→ **Task objective**
Copy the first line of the entries below and every line after it through the line containing "(0,0) rectangle (672,909);". Do not include pictures.

* start *

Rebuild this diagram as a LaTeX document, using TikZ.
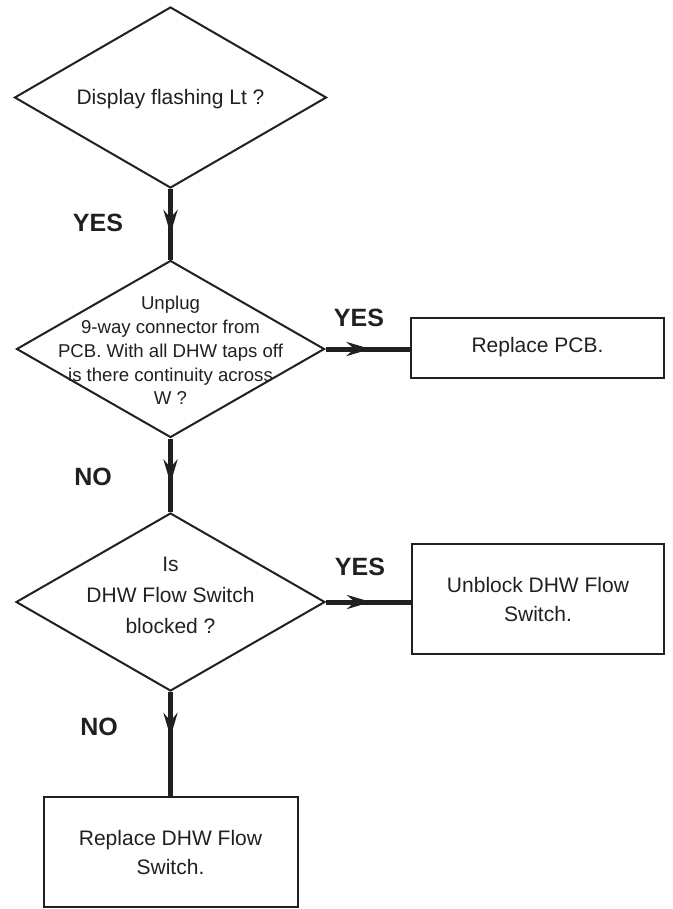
\documentclass[tikz,border=0pt]{standalone}
\usepackage{fontspec}
\setmainfont{Liberation Sans}
\usetikzlibrary{shapes.geometric,arrows.meta,decorations.markings}
\definecolor{ink}{RGB}{35,31,32}
\begin{document}
\begin{tikzpicture}[x=1pt,y=-1pt,
  every node/.style={text=ink},
  decision/.style={diamond, draw=ink, line width=2pt, inner sep=0pt},
  actionbox/.style={rectangle, draw=ink, line width=2pt, inner sep=0pt, align=center,
    font=\fontsize{21}{29}\selectfont},
  qtext/.style={align=center, inner sep=0pt},
  answer/.style={font=\fontsize{25}{30}\selectfont\bfseries, inner sep=0pt},
  conn/.style={draw=ink, line width=5pt, postaction={decorate},
    decoration={markings, mark=at position 45pt with {\arrow{Stealth[length=24pt,width=14pt,inset=8pt]}}}}
]
\useasboundingbox (0,0) rectangle (672,909);

% decisions
\node[decision, minimum width=312pt, minimum height=181pt] (d1) at (170.5,97.5) {};
\node[qtext, font=\fontsize{21}{29}\selectfont] (t1) at (170.5,99.5) {Display flashing Lt ?};

\node[decision, minimum width=308pt, minimum height=177pt] (d2) at (170.5,349) {};
\node[qtext, font=\fontsize{18.6}{23.8}\selectfont] (t2) at (170.5,350.5) {Unplug\\9-way connector from\\PCB. With all DHW taps off\\is there continuity across\\W ?};

\node[decision, minimum width=309pt, minimum height=178pt] (d3) at (170.5,602) {};
\node[qtext, font=\fontsize{21}{31}\selectfont] (t3) at (170.5,595.5) {Is\\DHW Flow Switch\\blocked ?};

% actions
\node[actionbox, minimum width=253pt, minimum height=60pt] (pcb) at (537.5,347.5) {Replace PCB.};
\node[actionbox, minimum width=252pt, minimum height=110pt] (ub) at (538,599) {Unblock DHW Flow\\Switch.};
\node[actionbox, minimum width=254pt, minimum height=110pt] (rs) at (170.5,852) {Replace DHW Flow\\Switch.};

% connectors
\draw[conn] (d1.south) -- (d2.north);
\draw[conn] (d2.east) -- (d2.east -| pcb.west);
\draw[conn] (d2.south) -- (d3.north);
\draw[conn] (d3.east) -- (d3.east -| ub.west);
\draw[conn] (d3.south) -- (rs.north);

% answers
\node[answer] (a1) at (98,223) {YES};
\node[answer] (a2) at (359,318) {YES};
\node[answer] (a3) at (93,477) {NO};
\node[answer] (a4) at (360,567) {YES};
\node[answer] (a5) at (99,727) {NO};
\end{tikzpicture}
\end{document}
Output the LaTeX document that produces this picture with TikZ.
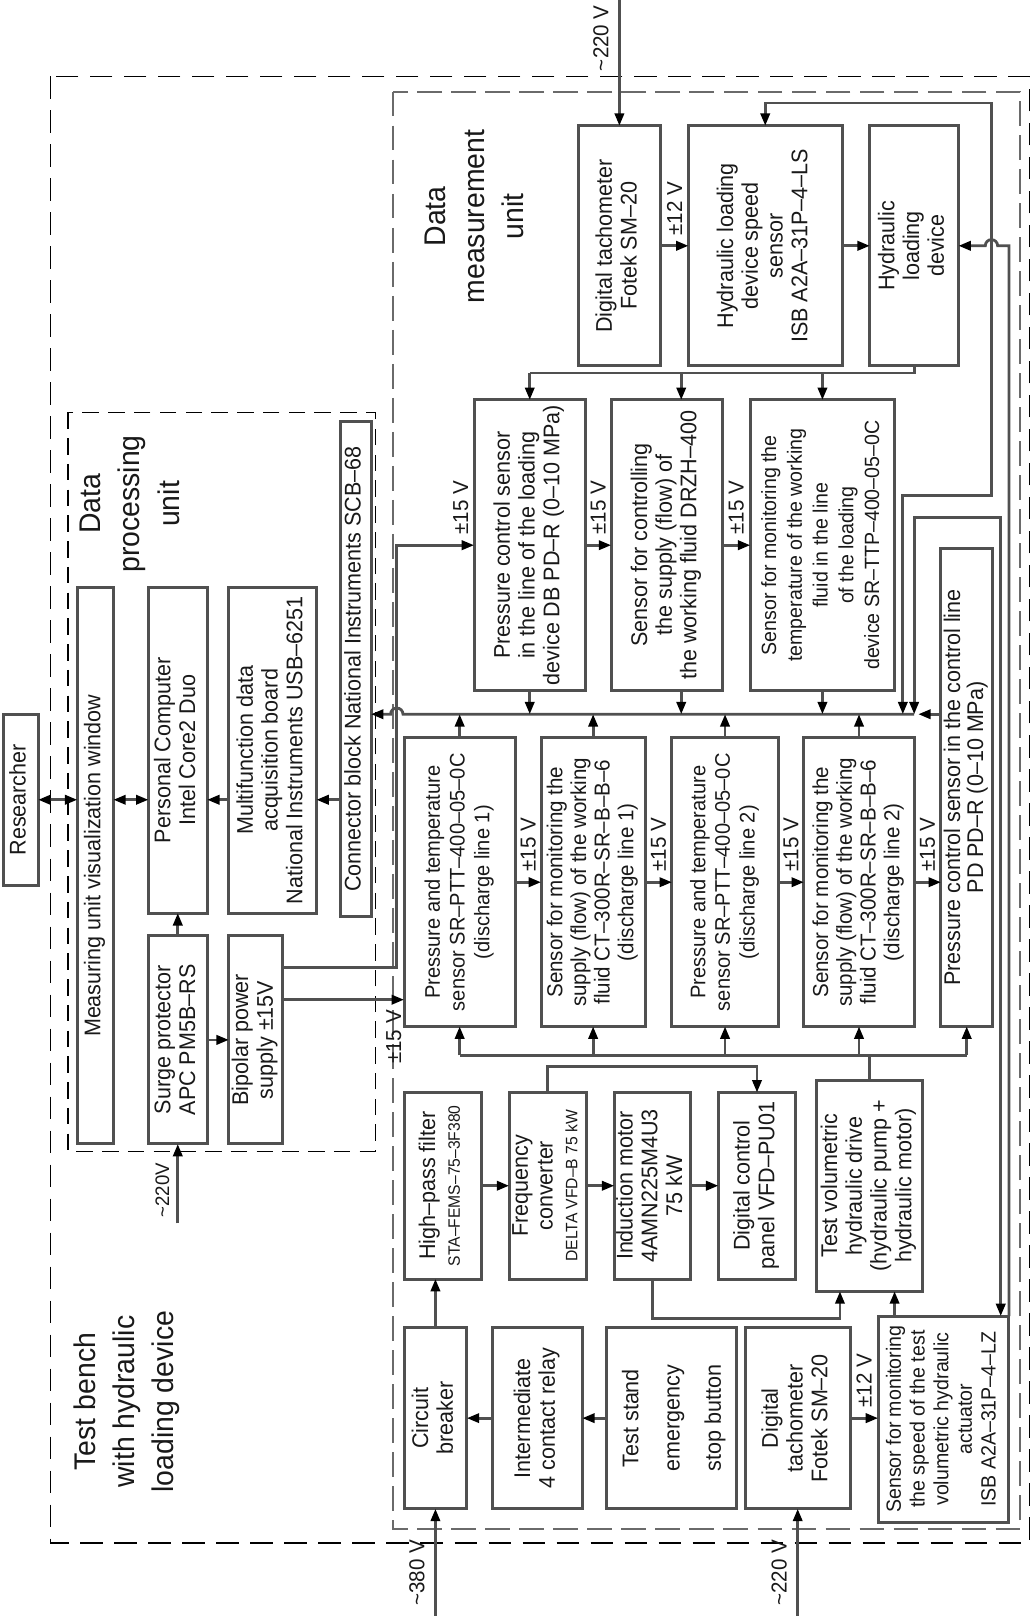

* end *

→ **Task solution**
Rebuild this diagram as a LaTeX document, using TikZ.
\documentclass[tikz,border=0pt]{standalone}
\usepackage{fontspec}
\setmainfont{Liberation Sans}
\usetikzlibrary{shapes.geometric,arrows.meta,decorations.markings}
\definecolor{ink}{RGB}{35,31,32}
\begin{document}
\begin{tikzpicture}[x=1pt,y=-1pt,
  every node/.style={text=ink},
  decision/.style={diamond, draw=ink, line width=2pt, inner sep=0pt},
  actionbox/.style={rectangle, draw=ink, line width=2pt, inner sep=0pt, align=center,
    font=\fontsize{21}{29}\selectfont},
  qtext/.style={align=center, inner sep=0pt},
  answer/.style={font=\fontsize{25}{30}\selectfont\bfseries, inner sep=0pt},
  conn/.style={draw=ink, line width=5pt, postaction={decorate},
    decoration={markings, mark=at position 45pt with {\arrow{Stealth[length=24pt,width=14pt,inset=8pt]}}}}
]
\useasboundingbox (0,0) rectangle (672,909);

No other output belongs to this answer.